O Supremo Tribunal Federal (STF) decidiu analisar se a Lei nº 6.683/79 – conhecida como a Lei da Anistia - abrange crimes de ocultação de cadáver, cometidos durante a ditadura militar e que permanecem sem solução. O julgamento foi concluído no plenário virtual, em 14 de fevereiro.
No recurso se discute a viabilidade do recebimento da denúncia do Ministério Público Federal do Pará, formalizada em 2015 contra os tenentes-coronéis do Exército Lício Augusto Ribeiro Maciel e Sebastião Curió Rodrigues de Moura, acusados de homicídio e ocultação de três cadáveres, opositores ao regime militar. Os fatos aconteceram entre os anos de 1973 e 1976, durante a guerrilha do Araguaia, movimento armado envolvendo os militantes do Partido Comunista do Brasil (PC do B).
A decisão torna o caso emblemático, pois abre a possibilidade de punições penais sobre atos criminosos praticados no regime de exceção, reabrindo feridas não cicatrizadas pela transição democrática.
O Ministro Flávio Dino , relator do caso, votou pela viabilidade da discussão sobre o alcance da Lei da Anistia diante do caráter permanente do crime de ocultação de cadáver, reconhecendo a repercussão geral da matéria. A posição do Relator foi acolhida por unanimidade e a decisão de mérito, a ser tomada em novo julgamento ainda a ser designado, terá que ser seguida, em casos semelhantes, pelas demais instâncias do Poder Judiciário.
O Relator argumentou em seu voto que não se cogita proceder a revisão do posicionamento quanto ao reconhecimento da validade da Lei da Anistia em relação à Constituição Federal de 1988, tendo em vista a decisão tomada pelo próprio Supremo, em 2010, na Ação de Descumprimento de Preceito Fundamental (ADPF) 153. Pretende-se, realçou o Ministro, deliberar se os apontados crimes de caráter permanente são ou não alcançados pela anistia.
A legislação penal não define o que seja crime permanente. Doutrinadores do direito esclarecem que crime permanente é aquele em que a execução se prolonga no tempo, de acordo com a vontade do agente. Ocorridas ocultações cujos corpos sequer foram localizados, as práticas criminosas ainda estariam em curso, sendo esse ponto jurídico de especial relevância no julgamento a se realizar.
Relatório da Comissão Nacional da Verdade, publicado em 2014, aponta 434 mortos e desaparecidos políticos no Brasil, adotando os parâmetros da Lei nº 9.140/95. Esta Lei reconhece como mortas as pessoas desaparecidas em razão de participação, ou acusação de participação, em atividades políticas, no período de 2 de setembro de 1961 a 15 de agosto de 1979, contudo não admite a responsabilidade do Estado nas práticas.
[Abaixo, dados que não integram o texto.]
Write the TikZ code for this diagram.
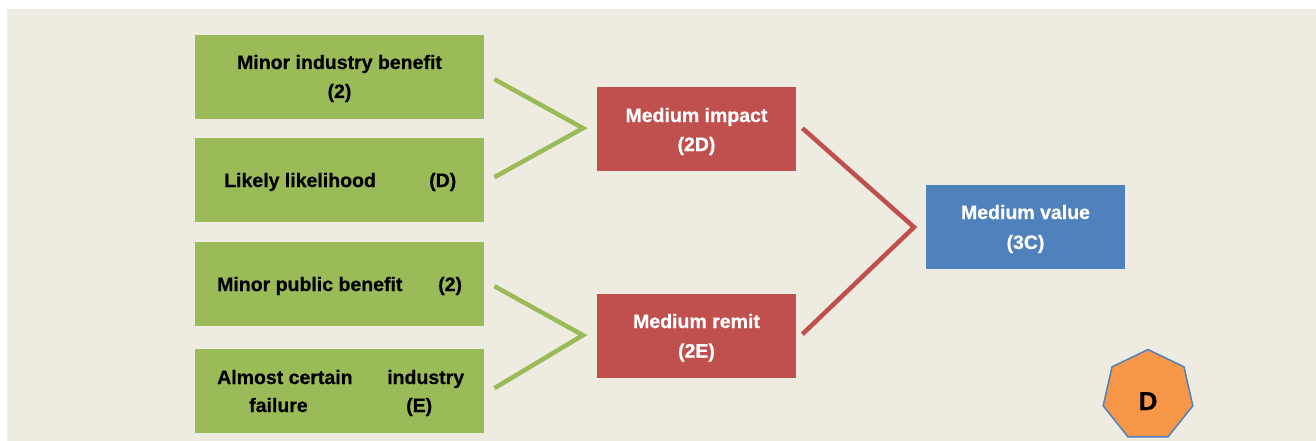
\documentclass[tikz,border=0pt]{standalone}
\usepackage{fontspec}
\setmainfont{Liberation Sans}[BoldFeatures={FakeBold=0.6}]
\usetikzlibrary{shapes.geometric,calc}
\definecolor{bgtan}{HTML}{EEECE1}
\definecolor{boxgreen}{HTML}{9BBB59}
\definecolor{boxred}{HTML}{C0504D}
\definecolor{boxblue}{HTML}{4F81BD}
\definecolor{heptorange}{HTML}{F79646}
\tikzset{
  gbox/.style={fill=boxgreen, minimum width=289pt, minimum height=84pt, inner sep=0pt, anchor=north west},
  rbox/.style={fill=boxred, minimum width=199pt, minimum height=84pt, inner sep=0pt, anchor=north west},
  bbox/.style={fill=boxblue, minimum width=199pt, minimum height=84pt, inner sep=0pt, anchor=north west},
  txt/.style={font=\bfseries\fontsize{19.5}{29}\selectfont, inner sep=0pt, text=black},
  wtxt/.style={txt, text=white, anchor=base},
  gline/.style={draw=boxgreen, line width=4.5pt},
  rline/.style={draw=boxred, line width=4.5pt},
}
\begin{document}
\begin{tikzpicture}[x=1pt,y=-1pt]
\useasboundingbox (0,0) rectangle (1316,441);
\fill[white] (0,0) rectangle (1316,441);
\fill[bgtan] (7,9) rectangle (1316,441);

% green boxes
\node[gbox] (g1) at (195,35) {};
\node[gbox] (g2) at (195,138) {};
\node[gbox] (g3) at (195,242) {};
\node[gbox] (g4) at (195,349) {};

\node[txt, anchor=base] (g1a) at (339.5,69) {Minor industry benefit};
\node[txt, anchor=base] (g1b) at (339.5,98) {(2)};
\node[txt, anchor=base west] (g2a) at (224,187) {Likely likelihood};
\node[txt, anchor=base west] (g2b) at (429,187) {(D)};
\node[txt, anchor=base west] (g3a) at (217,291) {Minor public benefit};
\node[txt, anchor=base west] (g3b) at (438,291) {(2)};
\node[txt, anchor=base west] (g4a) at (217,384) {Almost certain};
\node[txt, anchor=base west] (g4b) at (387,384) {industry};
\node[txt, anchor=base west] (g4c) at (249,412) {failure};
\node[txt, anchor=base west] (g4d) at (406,412) {(E)};

% red boxes
\node[rbox] (r1) at (597,87) {};
\node[rbox] (r2) at (597,294) {};
\node[wtxt] (r1a) at (696.5,122) {Medium impact};
\node[wtxt] (r1b) at (696.5,151) {(2D)};
\node[wtxt] (r2a) at (696.5,328) {Medium remit};
\node[wtxt] (r2b) at (696.5,357.5) {(2E)};

% blue box
\node[bbox] (b1) at (926,185) {};
\node[wtxt] (b1a) at (1025.5,219) {Medium value};
\node[wtxt] (b1b) at (1025.5,249) {(3C)};

% junctions
\coordinate (j1) at ($(r1.west)+(-14,-1)$);
\coordinate (j2) at ($(r2.west)+(-14,-1)$);
\coordinate (j3) at ($(b1.west)+(-12,0)$);

\draw[gline] ([shift={(10,2)}]g1.east) -- (j1) -- ([shift={(10,-3)}]g2.east);
\draw[gline] ([shift={(10,2)}]g3.east) -- (j2) -- ([shift={(10,-3)}]g4.east);
\draw[rline] ([shift={(6,-1)}]r1.east) -- (j3) -- ([shift={(6,-2)}]r2.east);

% heptagon
\node[regular polygon, regular polygon sides=7, minimum size=92pt, inner sep=0pt,
      fill=heptorange, draw=boxblue, line width=1.5pt] (hep) at (1148,395.5) {};
\node[font=\bfseries\fontsize{26}{30}\selectfont, inner sep=0pt, anchor=base] (hepd) at (1148,410) {D};
\end{tikzpicture}
\end{document}
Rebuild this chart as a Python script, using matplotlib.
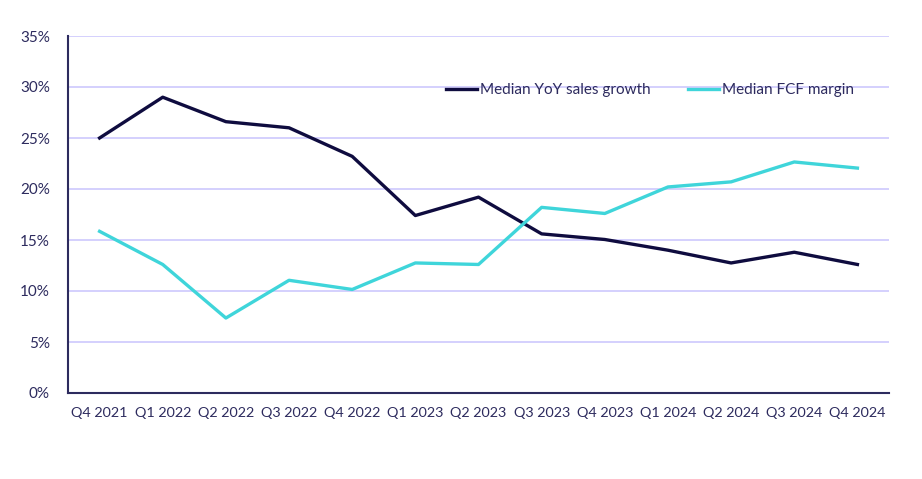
import matplotlib
matplotlib.use("Agg")
import matplotlib.pyplot as plt
from matplotlib.ticker import FuncFormatter

quarters = ["Q4 2021", "Q1 2022", "Q2 2022", "Q3 2022", "Q4 2022", "Q1 2023", "Q2 2023",
            "Q3 2023", "Q4 2023", "Q1 2024", "Q2 2024", "Q3 2024", "Q4 2024"]
sales_growth = [25.0, 29.0, 26.6, 26.0, 23.2, 17.4, 19.2, 15.6, 15.05, 14.0, 12.75, 13.8, 12.6]
fcf_margin = [15.85, 12.6, 7.35, 11.05, 10.15, 12.75, 12.6, 18.2, 17.6, 20.2, 20.7, 22.65, 22.05]

navy = "#0f0c3f"
cyan = "#3fd5da"
grid = "#c9c4fd"
text = "#2d2b5e"

plt.rcParams['font.family'] = ['Lato', 'DejaVu Sans']

fig = plt.figure(figsize=(9.22, 4.79), dpi=100)
ax = fig.add_axes([68/922, 1-393/479, (889-68)/922, (393-36)/479])

x = list(range(len(quarters)))
ax.plot(x, sales_growth, color=navy, lw=2.4, label="Median YoY sales growth", zorder=3)
ax.plot(x, fcf_margin, color=cyan, lw=2.4, label="Median FCF margin", zorder=3)

ax.set_xlim(-0.5, len(quarters) - 0.5)
ax.set_ylim(0, 35)
ax.set_yticks(range(0, 36, 5))
ax.yaxis.set_major_formatter(FuncFormatter(lambda v, p: f"{int(v)}%"))
ax.set_xticks(x)
ax.set_xticklabels(quarters)

ax.grid(axis='y', color=grid, lw=1.1, zorder=0)
ax.set_axisbelow(True)
for s in ["top", "right"]:
    ax.spines[s].set_visible(False)
for s in ["left", "bottom"]:
    ax.spines[s].set_color(text)
    ax.spines[s].set_linewidth(1.5)
ax.tick_params(axis='both', length=0, labelsize=11, colors=text)
ax.tick_params(axis='x', pad=10, labelsize=10.4)
ax.tick_params(axis='y', pad=13)

leg = ax.legend(loc='center', bbox_to_anchor=(0.709, 0.849), ncol=2, frameon=False,
                fontsize=11, handlelength=2.0, handletextpad=0.2, columnspacing=2.5)
for t in leg.get_texts():
    t.set_color(text)

fig.savefig("out.png", dpi=100)
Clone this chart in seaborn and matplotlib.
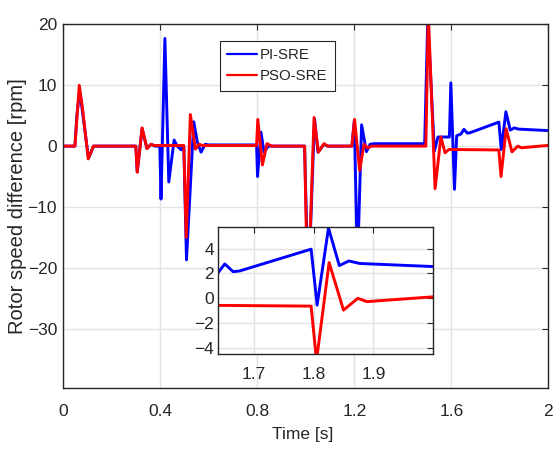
import numpy as np
import pandas as pd
import seaborn as sns
import matplotlib.pyplot as plt

# --- data (time in s, speed difference in rpm) ---
pi_t = [0.0, 0.048, 0.056, 0.064, 0.070, 0.078, 0.104, 0.125, 0.299, 0.305, 0.325,
        0.345, 0.362, 0.378, 0.398, 0.403, 0.419, 0.435, 0.457, 0.470, 0.486, 0.497,
        0.508, 0.538, 0.552, 0.568, 0.585, 0.60, 0.797, 0.801, 0.815, 0.828, 0.845,
        0.995, 1.010, 1.036, 1.050, 1.075, 1.09, 1.190, 1.200, 1.213, 1.230, 1.250,
        1.265, 1.28, 1.490, 1.503, 1.530, 1.545, 1.592, 1.598, 1.613, 1.622, 1.640,
        1.652, 1.666, 1.677, 1.796, 1.806, 1.825, 1.843, 1.859, 1.877, 2.0]
pi_v = [0.0, 0.0, 5.0, 7.8, 8.5, 6.0, -2.0, 0.0, 0.0, -4.2, 2.9,
        -0.4, 0.3, 0.0, 0.0, -8.7, 17.7, -5.9, 1.0, 0.0, -0.6, 0.0,
        -18.7, 4.0, 0.8, -1.0, 0.3, 0.2, 0.2, -5.0, 2.3, -1.0, 0.0,
        0.0, -24.0, 4.5, -1.0, 0.3, 0.0, 0.0, 4.2, -20.0, 3.5, -0.9,
        0.3, 0.4, 0.4, 21.0, -0.8, 1.5, 1.5, 10.4, -7.1, 1.7, 2.0,
        2.76, 2.14, 2.2, 3.95, -0.55, 5.65, 2.63, 3.0, 2.8, 2.55]

pso_t = [0.0, 0.048, 0.066, 0.080, 0.103, 0.124, 0.299, 0.305, 0.325, 0.345, 0.362,
         0.375, 0.497, 0.507, 0.524, 0.545, 0.560, 0.575, 0.797, 0.802, 0.821, 0.840,
         0.860, 0.995, 1.008, 1.034, 1.052, 1.075, 1.09, 1.190, 1.201, 1.222, 1.240,
         1.255, 1.27, 1.495, 1.505, 1.533, 1.557, 1.574, 1.590, 1.796, 1.805, 1.826,
         1.850, 1.874, 1.889, 1.937, 2.0]
pso_v = [0.0, 0.0, 10.0, 6.0, -2.1, 0.0, 0.0, -4.3, 3.0, -0.4, 0.3,
         0.1, 0.1, -15.0, 5.2, -0.5, 0.3, 0.1, 0.1, 4.4, -3.1, 0.4,
         0.0, 0.0, -26.0, 4.7, -1.0, 0.4, 0.0, 0.0, 4.4, -4.0, 0.3,
         -0.3, 0.0, 0.0, 22.0, -7.0, 1.5, -1.1, -0.55, -0.63, -5.0, 2.87,
         -0.95, 0.0, -0.27, -0.1, 0.12]

series_names = ['PI-SRE', 'PSO-SRE']
colors = {'PI-SRE': '#0000ff', 'PSO-SRE': '#ff0000'}

df = pd.concat([
    pd.DataFrame({'t': pi_t, 'v': pi_v, 'series': 'PI-SRE'}),
    pd.DataFrame({'t': pso_t, 'v': pso_v, 'series': 'PSO-SRE'}),
], ignore_index=True)

# --- style ---
sns.set_theme(style='whitegrid')
plt.rcParams['font.family'] = ['Liberation Sans', 'DejaVu Sans']
txt = '#262626'
grid_c = '#e3e3e3'

fig = plt.figure(figsize=(5.55, 4.53), dpi=100)
fig.patch.set_facecolor('white')
ax = fig.add_axes([0.114, 0.143, 0.874, 0.803])

sns.lineplot(data=df, x='t', y='v', hue='series', hue_order=series_names,
             palette=colors, estimator=None, linewidth=2.1, ax=ax)

ax.set_xlim(0, 2)
ax.set_ylim(-39.8, 20)
ax.set_xticks([0, 0.4, 0.8, 1.2, 1.6, 2.0])
ax.set_xticklabels(['0', '0.4', '0.8', '1.2', '1.6', '2'])
ax.set_yticks([-30, -20, -10, 0, 10, 20])
ax.set_xlabel('Time [s]', fontsize=12.5, color=txt)
ax.set_ylabel('Rotor speed difference [rpm]', fontsize=14.5, color=txt)
ax.xaxis.set_label_coords(0.494, -0.106)
ax.yaxis.set_label_coords(-0.075, 0.5)


def style_axes(a, xpad, ypad):
    a.set_facecolor('white')
    a.grid(True, color=grid_c, linewidth=1.0)
    for s in a.spines.values():
        s.set_color(txt)
        s.set_linewidth(1.0)
        s.set_visible(True)
    a.tick_params(direction='in', length=4, width=0.8, colors=txt,
                  top=True, right=True, labelsize=12.5)
    a.tick_params(axis='x', pad=xpad)
    a.tick_params(axis='y', pad=ypad)


style_axes(ax, 11.5, 4.5)

handles, labels = ax.get_legend_handles_labels()
leg = ax.legend(handles, labels, loc='upper left', bbox_to_anchor=(0.396, 0.91),
                bbox_transform=fig.transFigure, fontsize=10.8, frameon=True,
                fancybox=False, edgecolor=txt, framealpha=1.0, handlelength=1.95,
                borderpad=0.5, labelspacing=0.45, handletextpad=0.2, borderaxespad=0)
leg.get_frame().set_linewidth(0.8)
for line in leg.get_lines():
    line.set_linewidth(1.6)

# --- inset zoom on 1.64 - 2.0 s ---
ins = fig.add_axes([0.392, 0.218, 0.389, 0.280])
sns.lineplot(data=df, x='t', y='v', hue='series', hue_order=series_names,
             palette=colors, estimator=None, linewidth=2.1, ax=ins, legend=False)
ins.set_xlim(1.64, 2.0)
ins.set_ylim(-4.5, 5.7)
ins.set_xticks([1.7, 1.8, 1.9])
ins.set_yticks([-4, -2, 0, 2, 4])
ins.set_xlabel('')
ins.set_ylabel('')
style_axes(ins, 9, 2.5)

fig.savefig('out.png', dpi=100)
A questão debatida supera o interesse meramente jurídico e constitui um dos casos de maior destaque em tramitação no Supremo Tribunal. O Ministro Relator, ao se pronunciar no julgamento do recurso, considerou a repercussão da matéria relacionada com a maneira como o país enfrentou sua história.
Retomar ou iniciar apurações de casos ainda não esclarecidos trará à tona fatos dolorosos e jamais esclarecidos. O premiado longa-metragem Ainda Estou Aqui, drama biográfico de 2024, dirigido por Walter Salles (indicado ao Oscar de melhor filme, filme internacional e atriz), conta a história de Eunice Paiva , esposa do desaparecido político Rubens Beyrodt Paiva , sendo um episódio de grande repercussão, atribuindo-se a militares o aprisionamento ilegal, tortura, homicídio e ocultação do corpo do político brasileiro.
A decisão do Supremo traz mais um ingrediente de tensão no ambiente político e institucional, principalmente pelas investigações sobre os fatos do dia 8 de janeiro de 2023, que tratam da invasão e depredação, por centenas de pessoas, do Congresso Nacional, Palácio do Planalto e Supremo Tribunal Federal. Militares das Forças Armadas e o ex-Presidente da República Jair Bolsonaro, assim como pessoas próximas ao seu entorno político íntimo, são alvos das investigações, podendo ser denunciados formalmente pelo Procurador-Geral da República.
O desfecho do julgamento do Supremo Tribunal, seja qual for o resultado, colocará a Corte novamente no centro das atenções nacionais, exercendo um protagonismo que se tornou habitual em meio às paixões da polarização política. A unanimidade da decisão dos ministros demonstra a coesão do STF em enfrentar uma questão que coloca o país diante de seu passado de truculência e autoritarismo.
Aguardam o desfecho, com especial atenção e resiliência, os familiares dos desaparecidos, que carregam as dores de ausências traumáticas e nebulosas.